Report: About 100 boys may have died at now-closed Florida youth prison - all Black

From [HERE] About100 boys may have died between 1900 and the 1970s at a controversial youth prison in the Florida Panhandle, including seven boys who perished after escape attempts, according to a new report that raises troubling questions about the now-shuttered Dozier School for Boys.

As state juvenile justice administrators seek to sell the Arthur G. Dozier property in rural Marianna, archaeologists and anthropologists with the University of South Florida are conducting an exhaustive archeological and historical analysis of the site in an effort to locate the burial grounds of scores of children.

In a 114-page report released Monday, researchers concluded that a minimum of 98 children died at Dozier between 1911 and 1973. The largest gravesite is on the north side of the prison camp, next to a garbage dump on what, for years, was called Dozier's "colored" section. Though the cemetery holds 31 graves marked with PVC pipe crosses, the report said the markers did not correspond to the actual interments, and that it was likely that an additional 20 children were buried there.

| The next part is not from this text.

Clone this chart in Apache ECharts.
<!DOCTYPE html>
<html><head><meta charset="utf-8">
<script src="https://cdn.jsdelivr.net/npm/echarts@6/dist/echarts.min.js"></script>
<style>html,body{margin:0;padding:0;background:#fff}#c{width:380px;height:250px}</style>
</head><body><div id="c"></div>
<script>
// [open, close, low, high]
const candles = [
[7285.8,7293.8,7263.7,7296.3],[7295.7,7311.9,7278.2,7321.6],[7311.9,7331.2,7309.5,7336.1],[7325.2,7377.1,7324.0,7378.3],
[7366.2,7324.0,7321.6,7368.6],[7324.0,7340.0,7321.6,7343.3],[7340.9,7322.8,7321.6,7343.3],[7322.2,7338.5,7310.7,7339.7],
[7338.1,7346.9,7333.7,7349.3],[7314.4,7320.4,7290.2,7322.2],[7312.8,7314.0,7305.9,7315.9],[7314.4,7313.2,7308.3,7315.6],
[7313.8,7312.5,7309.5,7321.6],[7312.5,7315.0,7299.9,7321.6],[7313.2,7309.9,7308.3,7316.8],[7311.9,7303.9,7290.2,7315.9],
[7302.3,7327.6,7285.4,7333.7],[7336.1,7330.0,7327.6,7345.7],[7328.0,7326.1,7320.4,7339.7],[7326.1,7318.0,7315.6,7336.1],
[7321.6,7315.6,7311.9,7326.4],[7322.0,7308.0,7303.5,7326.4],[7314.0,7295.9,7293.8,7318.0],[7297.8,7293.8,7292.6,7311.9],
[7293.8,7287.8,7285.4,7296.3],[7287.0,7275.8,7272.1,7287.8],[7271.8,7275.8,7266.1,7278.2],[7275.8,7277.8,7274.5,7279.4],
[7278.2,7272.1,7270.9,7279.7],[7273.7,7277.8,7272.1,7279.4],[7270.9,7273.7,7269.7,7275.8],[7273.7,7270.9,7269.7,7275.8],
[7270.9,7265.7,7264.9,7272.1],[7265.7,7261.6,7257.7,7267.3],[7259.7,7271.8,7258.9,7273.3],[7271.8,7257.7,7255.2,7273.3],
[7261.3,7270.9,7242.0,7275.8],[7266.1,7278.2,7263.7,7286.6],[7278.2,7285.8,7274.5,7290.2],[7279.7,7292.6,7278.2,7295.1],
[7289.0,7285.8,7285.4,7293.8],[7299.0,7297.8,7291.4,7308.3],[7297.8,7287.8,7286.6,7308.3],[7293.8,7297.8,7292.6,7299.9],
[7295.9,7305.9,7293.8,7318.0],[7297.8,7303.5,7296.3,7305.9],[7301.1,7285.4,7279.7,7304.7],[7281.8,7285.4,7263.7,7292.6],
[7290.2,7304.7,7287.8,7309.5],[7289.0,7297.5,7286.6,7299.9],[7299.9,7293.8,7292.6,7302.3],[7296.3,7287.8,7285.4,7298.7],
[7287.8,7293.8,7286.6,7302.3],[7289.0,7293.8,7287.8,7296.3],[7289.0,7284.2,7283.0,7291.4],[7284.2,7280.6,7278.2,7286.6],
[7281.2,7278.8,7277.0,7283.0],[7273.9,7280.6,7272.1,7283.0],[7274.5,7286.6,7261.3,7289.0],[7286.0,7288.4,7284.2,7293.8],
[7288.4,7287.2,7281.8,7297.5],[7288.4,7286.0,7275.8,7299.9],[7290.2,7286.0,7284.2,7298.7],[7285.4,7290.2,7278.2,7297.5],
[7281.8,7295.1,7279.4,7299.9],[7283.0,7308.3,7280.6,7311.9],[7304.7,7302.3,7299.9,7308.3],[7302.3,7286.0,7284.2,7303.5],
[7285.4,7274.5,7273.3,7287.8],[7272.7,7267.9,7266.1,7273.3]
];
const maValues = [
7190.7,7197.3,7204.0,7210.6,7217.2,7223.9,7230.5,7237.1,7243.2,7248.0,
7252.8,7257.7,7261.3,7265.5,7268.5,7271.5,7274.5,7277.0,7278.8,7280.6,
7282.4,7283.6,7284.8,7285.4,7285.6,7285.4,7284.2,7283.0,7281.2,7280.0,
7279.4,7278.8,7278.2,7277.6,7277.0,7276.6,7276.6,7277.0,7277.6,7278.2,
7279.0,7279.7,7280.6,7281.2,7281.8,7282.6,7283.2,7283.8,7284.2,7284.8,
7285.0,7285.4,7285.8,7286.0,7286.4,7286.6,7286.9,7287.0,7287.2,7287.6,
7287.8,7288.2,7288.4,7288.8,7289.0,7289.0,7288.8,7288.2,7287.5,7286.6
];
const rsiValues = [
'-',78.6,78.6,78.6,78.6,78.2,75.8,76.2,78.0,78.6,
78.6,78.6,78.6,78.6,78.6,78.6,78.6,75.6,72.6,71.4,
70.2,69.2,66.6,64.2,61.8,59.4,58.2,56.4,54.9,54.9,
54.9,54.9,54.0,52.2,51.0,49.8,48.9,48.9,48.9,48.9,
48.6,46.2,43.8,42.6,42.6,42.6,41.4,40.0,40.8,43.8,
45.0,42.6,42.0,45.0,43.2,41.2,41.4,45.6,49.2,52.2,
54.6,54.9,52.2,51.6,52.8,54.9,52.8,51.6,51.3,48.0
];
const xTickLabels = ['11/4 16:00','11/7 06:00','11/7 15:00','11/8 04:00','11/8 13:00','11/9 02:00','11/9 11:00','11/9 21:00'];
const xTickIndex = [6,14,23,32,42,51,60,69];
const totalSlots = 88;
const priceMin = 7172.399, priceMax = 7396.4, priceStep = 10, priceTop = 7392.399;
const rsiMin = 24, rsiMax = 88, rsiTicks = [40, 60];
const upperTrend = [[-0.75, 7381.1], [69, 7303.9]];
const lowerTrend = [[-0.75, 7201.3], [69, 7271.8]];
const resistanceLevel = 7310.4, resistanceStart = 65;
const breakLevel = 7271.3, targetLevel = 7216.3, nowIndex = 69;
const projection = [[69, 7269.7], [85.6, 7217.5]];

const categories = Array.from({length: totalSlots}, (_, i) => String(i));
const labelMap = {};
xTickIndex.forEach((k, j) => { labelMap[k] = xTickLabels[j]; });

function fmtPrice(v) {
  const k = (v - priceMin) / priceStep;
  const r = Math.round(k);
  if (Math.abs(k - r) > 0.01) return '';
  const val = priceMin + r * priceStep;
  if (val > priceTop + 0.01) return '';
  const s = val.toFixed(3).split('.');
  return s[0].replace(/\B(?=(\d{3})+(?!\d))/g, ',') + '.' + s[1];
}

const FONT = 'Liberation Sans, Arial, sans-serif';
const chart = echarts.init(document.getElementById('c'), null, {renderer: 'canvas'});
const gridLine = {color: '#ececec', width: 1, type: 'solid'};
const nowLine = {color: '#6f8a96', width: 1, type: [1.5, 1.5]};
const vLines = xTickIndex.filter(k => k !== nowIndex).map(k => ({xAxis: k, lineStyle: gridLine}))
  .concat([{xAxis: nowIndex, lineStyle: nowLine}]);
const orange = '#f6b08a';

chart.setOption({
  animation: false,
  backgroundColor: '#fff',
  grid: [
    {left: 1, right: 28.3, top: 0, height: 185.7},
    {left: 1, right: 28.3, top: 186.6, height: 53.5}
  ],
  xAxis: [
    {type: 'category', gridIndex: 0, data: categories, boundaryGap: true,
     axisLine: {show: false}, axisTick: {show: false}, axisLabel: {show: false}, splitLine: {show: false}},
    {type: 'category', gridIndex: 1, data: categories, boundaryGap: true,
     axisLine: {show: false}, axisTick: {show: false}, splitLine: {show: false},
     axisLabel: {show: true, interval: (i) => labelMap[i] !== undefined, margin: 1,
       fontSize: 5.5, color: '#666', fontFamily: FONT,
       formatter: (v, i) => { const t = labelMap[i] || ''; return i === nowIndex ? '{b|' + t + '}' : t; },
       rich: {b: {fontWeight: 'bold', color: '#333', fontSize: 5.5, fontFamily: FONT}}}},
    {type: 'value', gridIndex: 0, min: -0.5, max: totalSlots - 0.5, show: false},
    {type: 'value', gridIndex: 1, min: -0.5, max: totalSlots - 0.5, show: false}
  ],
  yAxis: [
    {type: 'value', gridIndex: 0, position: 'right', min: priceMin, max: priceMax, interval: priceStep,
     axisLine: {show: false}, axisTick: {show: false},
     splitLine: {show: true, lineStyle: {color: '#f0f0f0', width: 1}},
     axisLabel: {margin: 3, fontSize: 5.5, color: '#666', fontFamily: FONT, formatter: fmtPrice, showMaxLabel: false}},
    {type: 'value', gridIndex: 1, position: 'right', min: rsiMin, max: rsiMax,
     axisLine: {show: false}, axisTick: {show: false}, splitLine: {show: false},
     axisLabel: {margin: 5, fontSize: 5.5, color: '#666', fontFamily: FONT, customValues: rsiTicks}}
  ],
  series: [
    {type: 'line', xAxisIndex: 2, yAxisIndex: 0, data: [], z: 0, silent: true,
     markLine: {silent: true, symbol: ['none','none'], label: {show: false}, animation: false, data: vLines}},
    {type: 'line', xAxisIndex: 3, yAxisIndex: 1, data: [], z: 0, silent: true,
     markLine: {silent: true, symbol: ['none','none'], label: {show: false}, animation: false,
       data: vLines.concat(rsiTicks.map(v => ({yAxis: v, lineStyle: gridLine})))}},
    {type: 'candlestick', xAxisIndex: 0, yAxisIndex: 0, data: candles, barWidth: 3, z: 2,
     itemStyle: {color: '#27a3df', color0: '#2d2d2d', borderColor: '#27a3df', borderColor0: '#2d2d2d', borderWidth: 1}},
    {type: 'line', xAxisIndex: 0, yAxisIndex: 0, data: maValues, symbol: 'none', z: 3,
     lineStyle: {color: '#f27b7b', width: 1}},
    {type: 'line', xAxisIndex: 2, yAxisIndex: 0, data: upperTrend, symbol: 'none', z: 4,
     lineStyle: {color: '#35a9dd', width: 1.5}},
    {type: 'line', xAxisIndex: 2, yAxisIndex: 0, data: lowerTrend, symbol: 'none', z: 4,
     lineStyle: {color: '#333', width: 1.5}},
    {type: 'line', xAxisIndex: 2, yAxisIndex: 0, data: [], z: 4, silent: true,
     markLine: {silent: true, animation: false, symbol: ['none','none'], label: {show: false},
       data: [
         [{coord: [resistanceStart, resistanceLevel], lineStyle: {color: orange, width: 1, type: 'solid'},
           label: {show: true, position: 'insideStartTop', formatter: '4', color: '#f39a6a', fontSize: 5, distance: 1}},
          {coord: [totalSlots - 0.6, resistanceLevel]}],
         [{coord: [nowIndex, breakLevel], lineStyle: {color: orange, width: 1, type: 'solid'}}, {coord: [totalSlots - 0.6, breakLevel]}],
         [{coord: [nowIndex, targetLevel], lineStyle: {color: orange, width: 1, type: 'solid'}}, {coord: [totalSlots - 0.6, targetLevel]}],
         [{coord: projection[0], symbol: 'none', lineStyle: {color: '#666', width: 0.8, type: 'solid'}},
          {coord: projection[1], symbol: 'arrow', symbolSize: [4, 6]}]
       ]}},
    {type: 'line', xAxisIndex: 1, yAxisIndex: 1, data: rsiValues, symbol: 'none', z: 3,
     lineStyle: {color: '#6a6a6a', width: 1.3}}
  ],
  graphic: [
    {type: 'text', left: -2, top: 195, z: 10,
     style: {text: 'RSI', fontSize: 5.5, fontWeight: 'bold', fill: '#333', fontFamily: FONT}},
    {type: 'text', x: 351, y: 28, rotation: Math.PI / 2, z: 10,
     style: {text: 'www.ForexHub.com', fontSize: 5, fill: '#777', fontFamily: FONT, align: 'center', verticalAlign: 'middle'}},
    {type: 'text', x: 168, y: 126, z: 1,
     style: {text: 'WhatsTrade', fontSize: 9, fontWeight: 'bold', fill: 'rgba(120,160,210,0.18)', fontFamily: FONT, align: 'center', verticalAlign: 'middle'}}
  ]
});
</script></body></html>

Dozier, which opened as the Florida State Reform School on Jan. 1, 1900, remained in continuous operation until June 30, 2011, when the state Department of Juvenile Justice shut it down amid a years-long controversy over the physical and sexual abuse of children.

Operating with a permit issued by the state Division of Historical Resources, the USF team has only until the end of January to complete its project. 

In early January, USF researchers will return to Dozier's south parcel, which housed white children and contains the prison's administrative buildings. Because Dozier remained segregated for much of its existence, researchers believe they will find additional gravesites when they look more closely.

 

Department of Juvenile Justice Secretary Wansley Walters said in a statement Monday that her agency would continue to cooperate with the university research team.

 

"I am profoundly aware of the historical significance" of Dozier, Walters said. "One of the decisions I am most proud of is that this administration closed (it) in 2011."

 

In the fall of 2008, a dozen middle-aged men from throughout the state came forward and said they were raped or mercilessly beaten - or both - at the Marianna campus. The "White House Boys," as some of the men dubbed themselves after the squat, whitewashed cottage where they were whipped, have since spawned at least two books and a movement to extract some type of compensation from the Florida Legislature.

 

Men who were incarcerated there described being whipped with a metal-lined leather strap, sometimes until they were unconscious. Some said they were taken to the "rape room," where, they said, officers sodomized the boys of their choosing.

 

In October 2008, about a half-dozen of the men returned to Dozier. There, Department of Juvenile Justice administrators and the Dozier staff dedicated a plaque to them and planted a young crepe myrtle tree alongside the now-decrepit White House building. Some of the men sobbed as they toured the interior of the cottage, where they described brutal beatings to a small gathering of reporters.

 

Dozier records reviewed by USF show that more than 50 children were buried on the grounds, and the bodies of 31 were shipped elsewhere for burial. School administrators did not record the burial locations for 22 other children.

 

Even in death, the black children at Dozier received unequal treatment: African-American children were three times more likely to be buried in an unspecified location than were their white peers, the reportsaid.

 

Prison records suggest administrators minimized the number of deaths that occurred there in reports to the state - especially when it came to white children.

 

Biennial reports to state lawmakers early in the 20th century "often listed fewer deaths than what is listed in the school ledgers," the report said. In a July 1926 report, for example, the school superintendent told lawmakers that four children had died in 1925 and 1926 - all of them black. But school ledgers showed six children had died during that time, including two white boys.

 

One of the boys whose death was not listed in 1926 was a child named Thomas Curry, a white boy who died of blunt trauma to the head, according to a death certificate. Records said Curry died away from the prison campus after he escaped.

 

 

Records suggest those who escaped from the North Florida prison sometimes met a violent death: Two boys who escaped died of blunt trauma, and two died of gunshot wounds to the head or chest.

 

Erin H. Kimmerle, an associate professor and forensic anthropologist who led the project, said it did not surprise her that some escapees were treated harshly. Decades ago, she said, rural prisoners were largely treated as a captive labor pool for local agriculture and industry, and records suggest Dozier's children may have served a similar purpose. Changes in state law and policy that allowed "incorrigible" children and even orphans to be sent to the reform school, and required longer sentences for inmates, suggest "that financial incentives were underlying motivating factors" for the youth prison's operation, the report said. In 1906, for example, a superintendent complained he lacked enough prisoners to harvest the corn crop.

 

Children put out to work were overseen by local labor bosses, who were given broad authority to punish the children as they saw fit, said Kimmerle.

 

"I do think that, at the time, it was lawful for them to shoot those who ran away," Kimmerle said.